Stated problem -> Print all of the lines exactly. Any picture among them stays out.

^^^^

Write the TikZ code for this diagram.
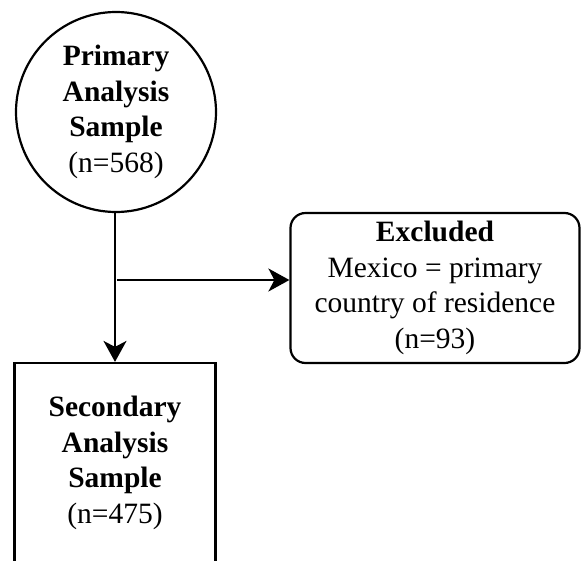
\documentclass[tikz,border=0pt]{standalone}
\usepackage{fontspec}
\setmainfont{Liberation Serif}
\usetikzlibrary{arrows.meta}
\begin{document}
\begin{tikzpicture}[x=1pt,y=-1pt,
  box/.style={draw, line width=2.2pt, align=center, inner sep=0pt,
    font=\fontsize{29.5}{35.5}\selectfont},
  arr/.style={line width=2.2pt, -{Stealth[length=21pt,width=23pt,inset=6pt]}}]
\clip (0,0) rectangle (581,560);
\useasboundingbox (0,0) rectangle (581,560);
\node[box, circle, minimum size=200pt] (prim) at (116,112)
  {\textbf{Primary}\\\textbf{Analysis}\\\textbf{Sample}\\(n=568)};
\node[box, rectangle, rounded corners=15pt, minimum width=289pt, minimum height=150pt] (excl) at (435,288)
  {\textbf{Excluded}\\Mexico = primary\\country of residence\\(n=93)};
\node[box, rectangle, minimum width=201pt, minimum height=200pt] (sec) at (115,463)
  {\textbf{Secondary}\\\textbf{Analysis}\\\textbf{Sample}\\(n=475)};
\coordinate (j) at (117,280);
\draw[arr] (prim.south -| sec.north) -- (sec.north);
\draw[arr] (j) -- (j -| excl.west);
\end{tikzpicture}
\end{document}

^^^^

Full response ->
Write the TikZ code for this diagram.
\documentclass[tikz,border=0pt]{standalone}
\usepackage{fontspec}
\setmainfont{Liberation Serif}
\usetikzlibrary{arrows.meta}
\begin{document}
\begin{tikzpicture}[x=1pt,y=-1pt,
  box/.style={draw, line width=2.2pt, align=center, inner sep=0pt,
    font=\fontsize{29.5}{35.5}\selectfont},
  arr/.style={line width=2.2pt, -{Stealth[length=21pt,width=23pt,inset=6pt]}}]
\clip (0,0) rectangle (581,560);
\useasboundingbox (0,0) rectangle (581,560);
\node[box, circle, minimum size=200pt] (prim) at (116,112)
  {\textbf{Primary}\\\textbf{Analysis}\\\textbf{Sample}\\(n=568)};
\node[box, rectangle, rounded corners=15pt, minimum width=289pt, minimum height=150pt] (excl) at (435,288)
  {\textbf{Excluded}\\Mexico = primary\\country of residence\\(n=93)};
\node[box, rectangle, minimum width=201pt, minimum height=200pt] (sec) at (115,463)
  {\textbf{Secondary}\\\textbf{Analysis}\\\textbf{Sample}\\(n=475)};
\coordinate (j) at (117,280);
\draw[arr] (prim.south -| sec.north) -- (sec.north);
\draw[arr] (j) -- (j -| excl.west);
\end{tikzpicture}
\end{document}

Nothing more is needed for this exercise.